Vu la procédure suivante :
Procédure contentieuse antérieure :
La société La Cigogne a demandé au tribunal administratif de Paris, d'une part, d'annuler la contrainte délivrée le 27 mai 2019 en vue du remboursement à la caisse d'allocations familiales (CAF) de Paris de la somme de 45 000 euros, d'autre part, de la décharger de l'obligation de payer cette somme.
Par un jugement n° 1912595/6-2 du 6 octobre 2020, le tribunal administratif de Paris a rejeté la demande.
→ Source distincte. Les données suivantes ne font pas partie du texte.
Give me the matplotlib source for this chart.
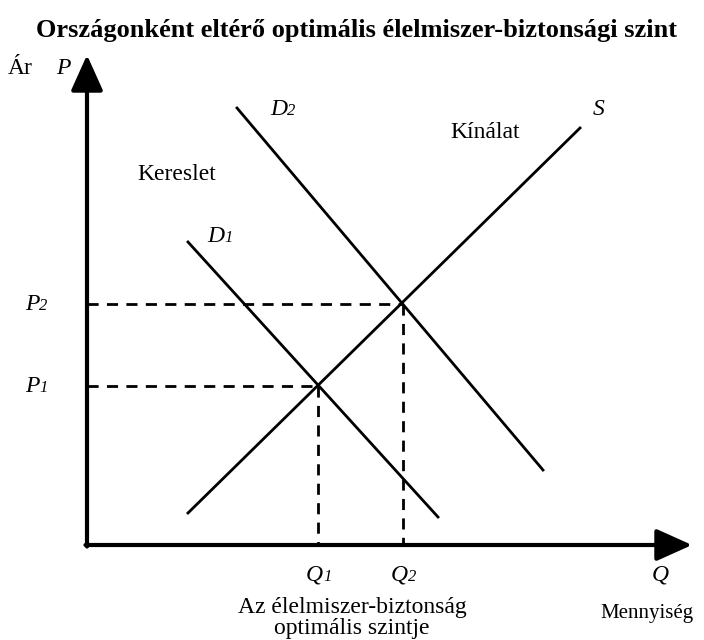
import matplotlib
matplotlib.use("Agg")
import matplotlib.pyplot as plt

# Schematic data (quantity Q, price P) in arbitrary units
supply_q = [101, 493]
supply_p = [32, 417]
d1_q = [101, 351]
d1_p = [303, 28]
d2_q = [150, 456]
d2_p = [437, 75]
eq_q = [231, 316]   # Q1, Q2
eq_p = [159, 241]   # P1, P2
q_max = 605
p_max = 490

title = "Országonként eltérő optimális élelmiszer-biztonsági szint"

plt.rcParams['font.family'] = ['Liberation Serif', 'DejaVu Serif']

fig = plt.figure(figsize=(7.04, 6.4), dpi=100)
ax = fig.add_axes([0, 0, 1, 1])
ax.set_xlim(-87, 617)
ax.set_ylim(-95, 545)
ax.axis('off')

# axes arrows
arrow = dict(arrowstyle='-|>,head_length=1.0,head_width=0.45', lw=3, color='black',
             shrinkA=0, shrinkB=0, mutation_scale=22)
ax.annotate('', xy=(0, p_max), xytext=(0, -1.5), arrowprops=arrow)
ax.annotate('', xy=(q_max, 0), xytext=(-1.5, 0), arrowprops=arrow)

# curves
ax.plot(supply_q, supply_p, color='black', lw=2)
ax.plot(d1_q, d1_p, color='black', lw=2)
ax.plot(d2_q, d2_p, color='black', lw=2)

# dashed guides
for q, p in zip(eq_q, eq_p):
    ax.plot([0, q], [p, p], color='black', lw=2, ls=(0, (4, 3)))
    ax.plot([q, q], [p, 0], color='black', lw=2, ls=(0, (4, 3)))

fs = 17
sub_fs = 12

def lab(x, y, main, sub=None, ha='left'):
    t = ax.text(x, y, main, fontsize=fs, style='italic', ha=ha, va='baseline')
    if sub is not None:
        ax.annotate(sub, xy=(1, 0), xycoords=t, fontsize=sub_fs, style='italic',
                    ha='left', va='bottom', xytext=(0, 0.5), textcoords='offset points')
    return t

lab(-31, 471, 'P')
ax.text(-79, 471, 'Ár', fontsize=fs, va='baseline')
lab(183, 430, 'D', '2')
lab(120, 303, 'D', '1')
lab(506, 430, 'S')
ax.text(363, 407, 'Kínálat', fontsize=fs, va='baseline')
ax.text(50, 365, 'Kereslet', fontsize=fs, va='baseline')
lab(-62, 235, 'P', '2')
lab(-62, 153, 'P', '1')
lab(eq_q[0] - 12, -36, 'Q', '1')
lab(eq_q[1] - 12, -36, 'Q', '2')
lab(565, -36, 'Q')

ax.text(265, -68, 'Az élelmiszer-biztonság', fontsize=fs, ha='center', va='baseline')
ax.text(265, -89, 'optimális szintje', fontsize=fs, ha='center', va='baseline')
ax.text(513, -73, 'Mennyiség', fontsize=15, va='baseline')

ax.text(269, 508, title, fontsize=19, fontweight='bold', ha='center', va='baseline')

fig.savefig('out.png', dpi=100)
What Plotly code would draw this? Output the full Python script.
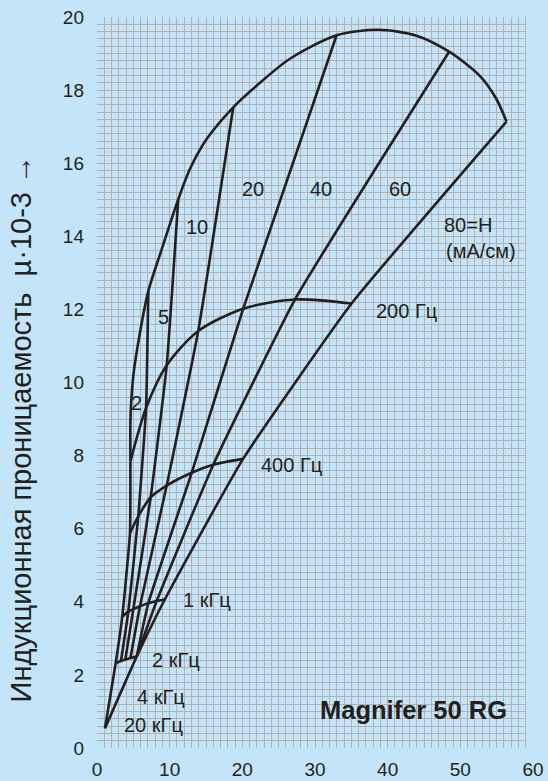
import plotly.graph_objects as go

# Field strength H (mA/cm) for each constant-H line
h_values = [2, 5, 10, 20, 40, 60, 80]

# Crossing points of every H line with the frequency curves
f200_x = [4.6, 6.75, 9.59, 13.93, 20.12, 27.24, 35.03]
f200_y = [7.84, 9.3, 10.47, 11.41, 12.02, 12.27, 12.16]
f400_x = [4.54, 5.68, 7.39, 9.59, 13.03, 16.0, 20.1]
f400_y = [5.88, 6.34, 6.86, 7.18, 7.53, 7.75, 7.91]
f1k_x = [3.48, 4.31, 5.0, 5.91, 7.06, 8.21, 9.35]
f1k_y = [3.60, 3.73, 3.80, 3.88, 3.96, 4.02, 4.07]
f2k_x = [2.57, 3.3, 3.9, 4.6, 5.46, 5.46, 5.46]
f2k_y = [2.32, 2.38, 2.42, 2.46, 2.50, 2.50, 2.50]

# Upper ends of the H lines on the static curve
top_x = [4.6, 7.06, 11.18, 18.75, 32.97, 48.46, 56.35]
top_y = [7.84, 12.5, 15.01, 17.53, 19.5, 19.05, 17.14]

# 20 kHz point where the outer lines meet
apex_x = 1.10
apex_y = 0.54

# Static (envelope) curve
env_x = [4.6, 4.62, 4.99, 5.91, 7.06, 8.9, 11.18, 12.79, 15.09, 18.75, 21.97,
         26.5, 32.97, 38.7, 43.97, 48.46, 52.68, 54.98, 56.35]
env_y = [7.84, 9.08, 10.17, 11.36, 12.5, 13.64, 15.01, 15.84, 16.66, 17.53, 18.12,
         18.85, 19.5, 19.65, 19.49, 19.05, 18.39, 17.75, 17.14]

x_ticks = [0, 10, 20, 30, 40, 50, 60]
y_ticks = [0, 2, 4, 6, 8, 10, 12, 14, 16, 18, 20]

BG = "#c4e5f9"
GRID = "#b3b1b1"
INK = "#231f20"
FONT = "Liberation Sans, Arial, sans-serif"

fig = go.Figure()

line_style = dict(color=INK, width=2.6)


def add_curve(xs, ys, smooth=0.6):
    fig.add_trace(go.Scatter(x=xs, y=ys, mode="lines",
                             line=dict(shape="spline", smoothing=smooth, **line_style),
                             hoverinfo="skip", showlegend=False))


# constant-H lines
for i, h in enumerate(h_values):
    xs = [top_x[i], f200_x[i], f400_x[i], f1k_x[i], f2k_x[i]]
    ys = [top_y[i], f200_y[i], f400_y[i], f1k_y[i], f2k_y[i]]
    if h in (2, 80):
        xs.append(apex_x)
        ys.append(apex_y)
    # drop repeated points at the start of the H=2 line
    pts = []
    for x, y in zip(xs, ys):
        if not pts or (x, y) != pts[-1]:
            pts.append((x, y))
    add_curve([p[0] for p in pts], [p[1] for p in pts], smooth=0.4)

# frequency curves
add_curve(f200_x, f200_y, 0.8)
add_curve(f400_x, f400_y, 0.8)
add_curve(f1k_x, f1k_y, 0.6)
add_curve(f2k_x[:5], f2k_y[:5], 0.6)

# static envelope
add_curve(env_x, env_y, 0.8)

labels = [
    ("2", 5.5, 9.45), ("5", 9.1, 11.78), ("10", 13.8, 14.25),
    ("20", 21.4, 15.29), ("40", 30.8, 15.29), ("60", 41.7, 15.29),
    ("80=H", 51.0, 14.3), ("(мА/см)", 52.9, 13.6),
    ("200 Гц", 42.6, 11.97), ("400 Гц", 26.7, 7.73),
    ("1 кГц", 15.1, 4.05), ("2 кГц", 10.9, 2.41),
    ("4 кГц", 8.8, 1.40), ("20 кГц", 7.8, 0.63),
]
annotations = [dict(x=x, y=y, text=t, showarrow=False, xref="x", yref="y",
                    font=dict(family=FONT, size=20, color=INK))
               for t, x, y in labels]
annotations.append(dict(x=43.6, y=1.04, text="<b>Magnifer 50 RG</b>", showarrow=False,
                        xref="x", yref="y", font=dict(family=FONT, size=25.5, color=INK)))
annotations.append(dict(x=-0.174, y=0.436, xref="paper", yref="paper", textangle=-90,
                        xanchor="center", yanchor="middle",
                        text="Индукционная проницаемость  µ·10-3 →", showarrow=False,
                        font=dict(family=FONT, size=29, color=INK)))

fig.update_layout(
    template="none",
    width=548, height=781,
    margin=dict(l=97, r=15, t=17, b=33, pad=0),
    paper_bgcolor=BG, plot_bgcolor=BG,
    showlegend=False,
    annotations=annotations,
    shapes=[dict(type="rect", xref="x", yref="y", x0=59.06, x1=60.5, y0=-0.5, y1=20.5,
                 fillcolor=BG, line=dict(width=0), layer="between")],
    xaxis=dict(range=[0, 60], tickvals=x_ticks, showgrid=True, gridcolor=GRID, gridwidth=1.3,
               minor=dict(dtick=1, showgrid=True, gridcolor=GRID, gridwidth=1.3),
               zeroline=False, showline=False, ticks="", ticklabelstandoff=8,
               automargin=False,
               tickfont=dict(family=FONT, size=19, color=INK), fixedrange=True),
    yaxis=dict(range=[0, 20], tickvals=y_ticks, showgrid=True, gridcolor=GRID, gridwidth=1.3,
               minor=dict(dtick=0.2, showgrid=True, gridcolor=GRID, gridwidth=1.3),
               zeroline=False, showline=False, ticks="", ticklabelstandoff=12,
               automargin=False,
               tickfont=dict(family=FONT, size=19, color=INK), fixedrange=True),
)

fig.write_html("out.html")
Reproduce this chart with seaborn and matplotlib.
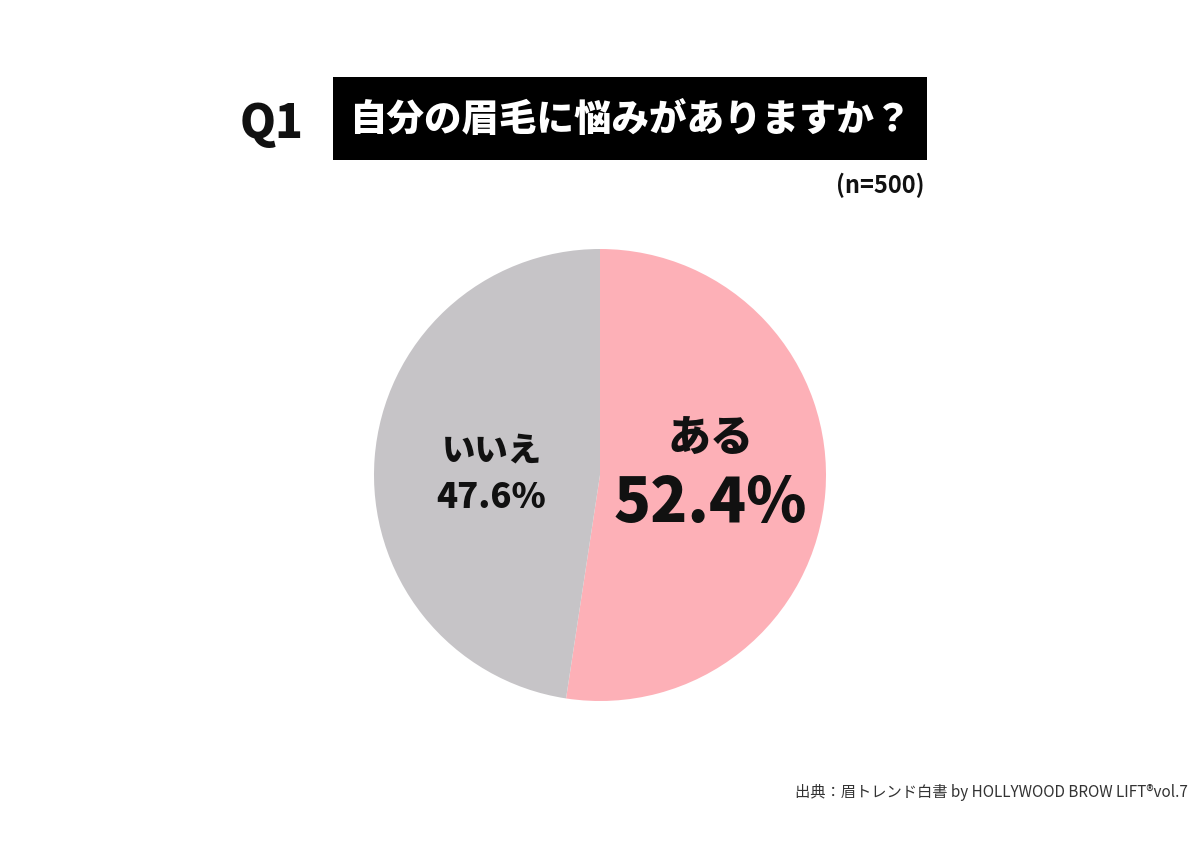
import matplotlib
matplotlib.use("Agg")
import matplotlib.pyplot as plt
import matplotlib.patches as patches
import seaborn as sns

# Data
labels = ["ある", "いいえ"]
values = [52.4, 47.6]
colors = ["#FDB0B7", "#C6C4C7"]
question = "自分の眉毛に悩みがありますか？"
sample = "(n=500)"
source = "出典：眉トレンド白書 by HOLLYWOOD BROW LIFT®vol.7"

sns.set_theme(style="white")
plt.rcParams['font.family'] = ['Noto Sans CJK JP', 'DejaVu Sans']

fig = plt.figure(figsize=(12, 8.48), dpi=100)
fig.patch.set_facecolor("white")

# Pie axes: center (600, 475) px, radius ~226 px
W, H = 1200, 848
cx, cy, r = 600, 475, 226
ax = fig.add_axes([(cx - r) / W, 1 - (cy + r) / H, 2 * r / W, 2 * r / H])
ax.pie(values, colors=colors, startangle=90, counterclock=False,
       radius=1, wedgeprops=dict(linewidth=0))
ax.set_xlim(-1, 1)
ax.set_ylim(-1, 1)
ax.set_aspect("equal")
ax.axis("off")

# Slice labels
ax.text(0.49, 0.16, labels[0], ha="center", va="center", fontsize=31,
        fontweight="black", color="#111111")
ax.text(0.49, -0.13, f"{values[0]}%", ha="center", va="center", fontsize=44,
        fontweight="black", color="#111111")
ax.text(-0.48, 0.11, labels[1], ha="center", va="center", fontsize=24,
        fontweight="black", color="#111111")
ax.text(-0.48, -0.10, f"{values[1]}%", ha="center", va="center", fontsize=25,
        fontweight="black", color="#111111")

# Title box
box = patches.Rectangle((333 / W, 1 - 160 / H), (927 - 333) / W, (160 - 77) / H,
                        transform=fig.transFigure, facecolor="black", edgecolor="none")
fig.add_artist(box)
fig.text(630 / W, 1 - 120 / H, question, ha="center", va="center",
         fontsize=27, fontweight="black", color="white")
fig.text(272 / W, 1 - 124 / H, "Q1", ha="center", va="center",
         fontsize=33, fontweight="black", color="#111111")
fig.text(925 / W, 1 - 185 / H, sample, ha="right", va="center",
         fontsize=17, fontweight="bold", color="#111111")

# Source
fig.text(1188 / W, 1 - 792 / H, source, ha="right", va="center",
         fontsize=11, color="#333333")

fig.savefig("out.png", dpi=100, facecolor="white")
Procédure devant la cour :
Par une requête et un mémoire enregistrés les 4 décembre 2020 et 13 avril 2021, la société La Cigogne, représentée par Me Dugourd, demande à la cour :
1°) d'annuler le jugement du tribunal administratif de Paris du 6 octobre 2020 ;
2°) d'annuler la contrainte délivrée le 27 mai 2019 en vue du remboursement à la CAF de Paris de la somme de 45 000 euros et de la décharger de l'obligation de payer cette somme ;
3°) de mettre à la charge de la CAF de Paris la somme de 2 000 euros sur le fondement des dispositions de l'article L. 761-1 du code de justice administrative.
Elle soutient que :
- le jugement est entaché d'irrégularité dès lors que le sens des conclusions du rapporteur public qui lui a été communiqué avant l'audience ne lui a pas permis de comprendre le raisonnement proposé et donc de préparer ses observations orales, en méconnaissance de l'article R. 711-3 du code de justice administrative ;
- le jugement est encore irrégulier en ce qu'il vise un texte inapplicable et méconnaît donc l'article R. 741-2 du code de justice administrative ;
- la contrainte qui lui a été délivrée est dépourvue de base légale, dès lors qu'elle tendait au remboursement d'une subvention, alors que les dispositions de l'article L. 161-1-5 du code de la sécurité sociale ne vise que des prestations ;
- la circulaire CNAF n° 2016-006 relative au plan pluriannuel d'investissement pour la création de crèches (PPICC) ne peut fonder la demande de remboursement litigieuse, dès lors que ce texte prévoit une application à compter du 1er janvier 2016 alors que la subvention lui a été accordée par une convention signée avec la CAF de Paris le 3 février 2015.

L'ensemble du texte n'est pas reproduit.